**** DATA TO PROCESS
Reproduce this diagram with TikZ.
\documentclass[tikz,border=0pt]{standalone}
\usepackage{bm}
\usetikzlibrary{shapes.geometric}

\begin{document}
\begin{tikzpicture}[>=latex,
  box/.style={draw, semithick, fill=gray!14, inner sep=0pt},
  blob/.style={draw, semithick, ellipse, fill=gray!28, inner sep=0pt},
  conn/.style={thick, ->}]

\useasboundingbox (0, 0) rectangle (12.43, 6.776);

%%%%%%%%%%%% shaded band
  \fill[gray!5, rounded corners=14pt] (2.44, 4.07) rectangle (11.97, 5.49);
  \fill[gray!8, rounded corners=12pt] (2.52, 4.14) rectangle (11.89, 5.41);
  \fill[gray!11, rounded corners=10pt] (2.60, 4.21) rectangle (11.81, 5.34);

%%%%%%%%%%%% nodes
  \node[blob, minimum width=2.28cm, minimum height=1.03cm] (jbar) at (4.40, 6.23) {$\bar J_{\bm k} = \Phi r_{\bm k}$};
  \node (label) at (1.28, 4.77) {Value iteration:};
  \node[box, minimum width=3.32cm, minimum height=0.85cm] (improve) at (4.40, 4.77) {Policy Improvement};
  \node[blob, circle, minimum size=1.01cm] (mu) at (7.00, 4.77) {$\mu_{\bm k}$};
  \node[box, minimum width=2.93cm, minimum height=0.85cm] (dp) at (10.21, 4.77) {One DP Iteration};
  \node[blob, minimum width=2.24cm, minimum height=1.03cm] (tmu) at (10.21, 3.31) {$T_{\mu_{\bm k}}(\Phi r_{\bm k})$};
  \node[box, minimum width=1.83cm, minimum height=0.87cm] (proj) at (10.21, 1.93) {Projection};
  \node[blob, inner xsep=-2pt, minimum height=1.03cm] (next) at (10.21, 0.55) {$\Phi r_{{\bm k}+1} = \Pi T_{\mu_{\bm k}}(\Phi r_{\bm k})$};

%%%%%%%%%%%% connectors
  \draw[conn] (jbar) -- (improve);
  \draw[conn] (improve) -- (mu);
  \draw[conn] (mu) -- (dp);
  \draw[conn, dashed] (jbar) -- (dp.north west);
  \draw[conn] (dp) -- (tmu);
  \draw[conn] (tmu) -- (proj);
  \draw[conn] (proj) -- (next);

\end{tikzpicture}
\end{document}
********
**** DATA TO PROCESS
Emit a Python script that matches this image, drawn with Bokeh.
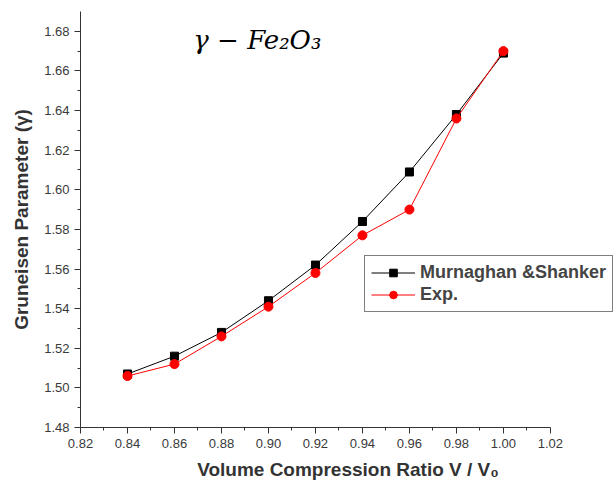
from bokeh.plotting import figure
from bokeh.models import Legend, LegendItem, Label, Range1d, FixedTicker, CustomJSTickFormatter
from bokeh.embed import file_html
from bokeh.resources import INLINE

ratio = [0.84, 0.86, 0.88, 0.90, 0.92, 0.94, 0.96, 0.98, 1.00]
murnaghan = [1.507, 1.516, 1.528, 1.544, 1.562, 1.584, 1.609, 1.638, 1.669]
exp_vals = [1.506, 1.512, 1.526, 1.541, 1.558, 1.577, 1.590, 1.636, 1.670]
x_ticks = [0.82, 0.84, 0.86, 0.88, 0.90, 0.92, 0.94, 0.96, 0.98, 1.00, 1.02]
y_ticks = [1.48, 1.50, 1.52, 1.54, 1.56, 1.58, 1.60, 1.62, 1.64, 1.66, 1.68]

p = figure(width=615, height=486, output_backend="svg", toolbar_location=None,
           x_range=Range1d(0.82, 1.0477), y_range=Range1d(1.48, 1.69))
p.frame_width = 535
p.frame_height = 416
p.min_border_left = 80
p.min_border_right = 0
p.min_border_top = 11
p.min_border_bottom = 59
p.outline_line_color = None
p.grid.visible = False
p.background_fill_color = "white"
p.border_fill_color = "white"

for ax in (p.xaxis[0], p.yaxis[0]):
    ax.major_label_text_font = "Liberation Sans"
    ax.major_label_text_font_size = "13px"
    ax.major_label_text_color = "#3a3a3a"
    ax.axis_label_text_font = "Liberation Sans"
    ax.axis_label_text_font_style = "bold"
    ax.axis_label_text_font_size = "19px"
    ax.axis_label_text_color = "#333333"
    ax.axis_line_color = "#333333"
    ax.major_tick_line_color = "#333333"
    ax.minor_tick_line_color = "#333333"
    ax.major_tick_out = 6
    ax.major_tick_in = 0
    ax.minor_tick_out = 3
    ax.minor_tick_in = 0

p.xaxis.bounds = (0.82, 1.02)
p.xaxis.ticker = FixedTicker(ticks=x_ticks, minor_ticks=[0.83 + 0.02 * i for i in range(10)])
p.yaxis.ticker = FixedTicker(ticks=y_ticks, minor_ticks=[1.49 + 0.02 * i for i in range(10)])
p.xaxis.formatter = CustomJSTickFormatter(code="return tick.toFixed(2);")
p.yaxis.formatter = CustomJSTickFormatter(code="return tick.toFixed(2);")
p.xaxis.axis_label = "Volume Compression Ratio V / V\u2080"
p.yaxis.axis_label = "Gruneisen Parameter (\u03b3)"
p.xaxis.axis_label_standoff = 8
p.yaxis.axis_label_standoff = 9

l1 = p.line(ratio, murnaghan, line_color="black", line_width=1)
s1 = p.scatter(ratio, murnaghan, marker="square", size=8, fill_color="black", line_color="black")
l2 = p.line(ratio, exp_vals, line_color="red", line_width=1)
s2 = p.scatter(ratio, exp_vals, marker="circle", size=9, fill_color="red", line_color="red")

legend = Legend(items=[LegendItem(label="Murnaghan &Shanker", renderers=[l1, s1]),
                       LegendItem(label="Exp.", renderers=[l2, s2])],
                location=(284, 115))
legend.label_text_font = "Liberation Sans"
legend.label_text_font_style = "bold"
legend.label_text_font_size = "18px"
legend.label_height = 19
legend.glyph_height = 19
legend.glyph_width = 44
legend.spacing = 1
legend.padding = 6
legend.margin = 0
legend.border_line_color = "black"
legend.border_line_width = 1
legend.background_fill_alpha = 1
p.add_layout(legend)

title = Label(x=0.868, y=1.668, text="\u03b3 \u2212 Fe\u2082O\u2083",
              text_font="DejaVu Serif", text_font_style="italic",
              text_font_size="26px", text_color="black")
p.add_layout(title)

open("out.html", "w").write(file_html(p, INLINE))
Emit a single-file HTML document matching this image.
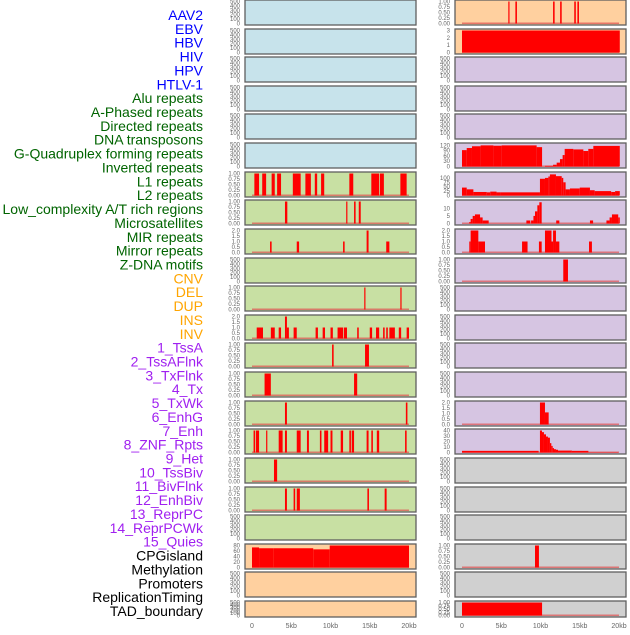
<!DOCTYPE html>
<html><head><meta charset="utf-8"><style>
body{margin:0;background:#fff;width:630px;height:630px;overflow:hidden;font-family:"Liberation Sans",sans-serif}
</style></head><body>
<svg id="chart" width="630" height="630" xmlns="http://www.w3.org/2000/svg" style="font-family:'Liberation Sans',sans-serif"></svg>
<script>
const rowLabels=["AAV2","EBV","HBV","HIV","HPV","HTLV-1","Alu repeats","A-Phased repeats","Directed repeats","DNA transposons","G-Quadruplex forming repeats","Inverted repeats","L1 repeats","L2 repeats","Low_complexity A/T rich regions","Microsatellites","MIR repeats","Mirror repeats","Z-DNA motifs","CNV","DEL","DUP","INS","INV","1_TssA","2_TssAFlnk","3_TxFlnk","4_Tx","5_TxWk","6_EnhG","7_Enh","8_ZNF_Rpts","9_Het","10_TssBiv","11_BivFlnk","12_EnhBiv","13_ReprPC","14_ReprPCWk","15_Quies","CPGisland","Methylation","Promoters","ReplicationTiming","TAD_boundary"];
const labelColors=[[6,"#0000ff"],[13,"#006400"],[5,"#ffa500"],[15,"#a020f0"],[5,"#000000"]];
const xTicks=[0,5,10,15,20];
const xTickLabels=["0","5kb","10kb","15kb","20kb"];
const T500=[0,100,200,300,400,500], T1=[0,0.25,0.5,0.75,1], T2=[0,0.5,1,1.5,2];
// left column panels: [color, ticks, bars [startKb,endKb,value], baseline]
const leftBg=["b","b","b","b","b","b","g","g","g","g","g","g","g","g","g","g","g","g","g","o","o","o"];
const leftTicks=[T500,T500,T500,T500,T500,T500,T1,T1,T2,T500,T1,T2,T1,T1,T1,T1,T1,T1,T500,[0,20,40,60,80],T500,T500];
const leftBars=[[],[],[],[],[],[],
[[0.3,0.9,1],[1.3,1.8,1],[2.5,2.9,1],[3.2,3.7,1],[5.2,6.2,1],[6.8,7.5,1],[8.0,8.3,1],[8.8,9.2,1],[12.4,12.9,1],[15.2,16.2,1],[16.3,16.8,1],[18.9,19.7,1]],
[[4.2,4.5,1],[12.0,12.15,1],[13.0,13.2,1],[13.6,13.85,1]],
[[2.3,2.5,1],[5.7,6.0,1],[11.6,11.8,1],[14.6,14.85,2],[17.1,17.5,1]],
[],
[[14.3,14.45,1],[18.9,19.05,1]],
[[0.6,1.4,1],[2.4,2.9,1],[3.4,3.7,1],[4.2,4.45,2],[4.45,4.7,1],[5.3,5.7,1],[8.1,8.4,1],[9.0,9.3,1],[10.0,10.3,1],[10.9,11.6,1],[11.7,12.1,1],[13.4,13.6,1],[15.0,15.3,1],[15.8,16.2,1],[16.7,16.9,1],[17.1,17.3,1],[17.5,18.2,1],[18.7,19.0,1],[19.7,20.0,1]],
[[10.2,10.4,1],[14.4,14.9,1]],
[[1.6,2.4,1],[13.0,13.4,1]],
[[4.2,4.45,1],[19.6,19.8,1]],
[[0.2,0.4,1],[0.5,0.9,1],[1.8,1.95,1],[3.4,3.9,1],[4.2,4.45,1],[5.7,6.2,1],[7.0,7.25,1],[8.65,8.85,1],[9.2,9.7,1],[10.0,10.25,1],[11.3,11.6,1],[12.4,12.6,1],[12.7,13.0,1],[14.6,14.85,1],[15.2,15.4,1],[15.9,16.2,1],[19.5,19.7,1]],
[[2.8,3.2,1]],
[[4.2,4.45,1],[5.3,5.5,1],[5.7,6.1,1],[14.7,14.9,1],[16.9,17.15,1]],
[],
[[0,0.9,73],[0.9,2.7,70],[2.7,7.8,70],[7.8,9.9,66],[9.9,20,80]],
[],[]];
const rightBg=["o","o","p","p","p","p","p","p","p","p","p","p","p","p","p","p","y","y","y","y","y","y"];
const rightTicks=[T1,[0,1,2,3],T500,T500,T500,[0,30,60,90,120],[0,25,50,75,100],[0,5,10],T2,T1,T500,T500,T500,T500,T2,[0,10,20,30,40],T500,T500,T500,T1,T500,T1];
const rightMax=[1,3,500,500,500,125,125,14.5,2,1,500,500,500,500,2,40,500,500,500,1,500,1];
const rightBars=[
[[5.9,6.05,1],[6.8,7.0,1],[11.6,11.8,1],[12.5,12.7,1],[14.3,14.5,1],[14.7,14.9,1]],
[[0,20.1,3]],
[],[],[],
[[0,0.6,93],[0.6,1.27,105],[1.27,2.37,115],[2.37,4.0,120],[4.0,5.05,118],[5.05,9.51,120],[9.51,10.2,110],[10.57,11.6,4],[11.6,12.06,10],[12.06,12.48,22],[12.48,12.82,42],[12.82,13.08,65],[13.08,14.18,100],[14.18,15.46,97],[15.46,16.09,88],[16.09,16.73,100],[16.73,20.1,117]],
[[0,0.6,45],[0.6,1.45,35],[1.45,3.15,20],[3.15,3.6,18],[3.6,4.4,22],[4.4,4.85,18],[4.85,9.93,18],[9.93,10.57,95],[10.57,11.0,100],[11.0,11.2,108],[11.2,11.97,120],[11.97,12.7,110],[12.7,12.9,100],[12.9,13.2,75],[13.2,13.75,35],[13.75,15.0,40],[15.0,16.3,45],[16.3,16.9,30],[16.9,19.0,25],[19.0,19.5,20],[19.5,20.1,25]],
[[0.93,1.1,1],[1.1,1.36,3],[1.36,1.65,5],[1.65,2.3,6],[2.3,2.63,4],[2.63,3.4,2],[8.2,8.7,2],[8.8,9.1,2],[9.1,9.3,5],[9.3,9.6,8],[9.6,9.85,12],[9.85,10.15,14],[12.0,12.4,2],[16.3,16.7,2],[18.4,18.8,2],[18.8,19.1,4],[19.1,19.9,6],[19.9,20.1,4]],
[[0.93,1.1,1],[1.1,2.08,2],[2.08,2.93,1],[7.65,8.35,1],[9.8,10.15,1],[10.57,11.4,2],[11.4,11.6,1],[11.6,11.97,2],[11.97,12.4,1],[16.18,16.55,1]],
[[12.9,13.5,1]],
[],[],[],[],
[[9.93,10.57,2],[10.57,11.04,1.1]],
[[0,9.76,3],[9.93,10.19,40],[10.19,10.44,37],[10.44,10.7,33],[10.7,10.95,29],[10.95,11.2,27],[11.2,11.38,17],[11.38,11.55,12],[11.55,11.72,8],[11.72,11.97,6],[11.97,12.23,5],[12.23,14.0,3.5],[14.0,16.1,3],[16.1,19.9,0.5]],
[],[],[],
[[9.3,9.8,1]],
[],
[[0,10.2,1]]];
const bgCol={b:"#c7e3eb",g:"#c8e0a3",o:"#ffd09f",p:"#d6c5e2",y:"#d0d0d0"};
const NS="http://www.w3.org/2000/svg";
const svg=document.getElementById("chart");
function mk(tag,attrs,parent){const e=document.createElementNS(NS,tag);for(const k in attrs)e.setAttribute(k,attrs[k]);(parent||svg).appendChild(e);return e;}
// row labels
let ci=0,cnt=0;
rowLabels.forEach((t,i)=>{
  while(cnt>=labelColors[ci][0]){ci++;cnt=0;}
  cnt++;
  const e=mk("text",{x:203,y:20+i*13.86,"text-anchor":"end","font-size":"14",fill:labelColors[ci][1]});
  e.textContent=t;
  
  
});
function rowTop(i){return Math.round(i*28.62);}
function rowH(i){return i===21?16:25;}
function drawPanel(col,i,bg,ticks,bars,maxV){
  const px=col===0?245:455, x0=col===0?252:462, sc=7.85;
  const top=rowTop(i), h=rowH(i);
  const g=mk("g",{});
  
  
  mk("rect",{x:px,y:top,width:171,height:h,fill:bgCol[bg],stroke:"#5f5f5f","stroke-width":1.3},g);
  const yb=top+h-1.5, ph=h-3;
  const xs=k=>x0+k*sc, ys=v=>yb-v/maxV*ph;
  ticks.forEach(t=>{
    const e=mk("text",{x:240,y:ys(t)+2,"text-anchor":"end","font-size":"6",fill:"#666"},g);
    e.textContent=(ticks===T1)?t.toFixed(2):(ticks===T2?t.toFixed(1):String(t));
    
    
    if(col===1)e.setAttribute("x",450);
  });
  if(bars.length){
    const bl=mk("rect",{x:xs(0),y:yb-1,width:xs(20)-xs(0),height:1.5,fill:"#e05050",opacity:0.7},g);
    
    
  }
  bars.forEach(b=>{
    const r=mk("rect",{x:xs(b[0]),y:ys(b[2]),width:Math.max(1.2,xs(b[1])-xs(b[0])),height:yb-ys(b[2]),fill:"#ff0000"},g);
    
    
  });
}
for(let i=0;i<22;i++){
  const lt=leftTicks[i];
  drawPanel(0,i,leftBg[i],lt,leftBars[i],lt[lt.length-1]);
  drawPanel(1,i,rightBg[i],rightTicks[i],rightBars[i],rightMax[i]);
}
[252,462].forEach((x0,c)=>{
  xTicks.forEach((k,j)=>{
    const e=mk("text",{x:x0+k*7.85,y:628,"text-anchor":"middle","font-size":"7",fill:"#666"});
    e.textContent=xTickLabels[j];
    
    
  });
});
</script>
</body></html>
********
TASK STATEMENT
Print out, exactly and with nothing added, the lines starting at the line holding "Emit a Python" and ending at the line holding "1.64, 1.66, 1.68]", minus any pictures.

SOLUTION TO THIS EXERCISE
Emit a Python script that matches this image, drawn with Bokeh.
from bokeh.plotting import figure
from bokeh.models import Legend, LegendItem, Label, Range1d, FixedTicker, CustomJSTickFormatter
from bokeh.embed import file_html
from bokeh.resources import INLINE

ratio = [0.84, 0.86, 0.88, 0.90, 0.92, 0.94, 0.96, 0.98, 1.00]
murnaghan = [1.507, 1.516, 1.528, 1.544, 1.562, 1.584, 1.609, 1.638, 1.669]
exp_vals = [1.506, 1.512, 1.526, 1.541, 1.558, 1.577, 1.590, 1.636, 1.670]
x_ticks = [0.82, 0.84, 0.86, 0.88, 0.90, 0.92, 0.94, 0.96, 0.98, 1.00, 1.02]
y_ticks = [1.48, 1.50, 1.52, 1.54, 1.56, 1.58, 1.60, 1.62, 1.64, 1.66, 1.68]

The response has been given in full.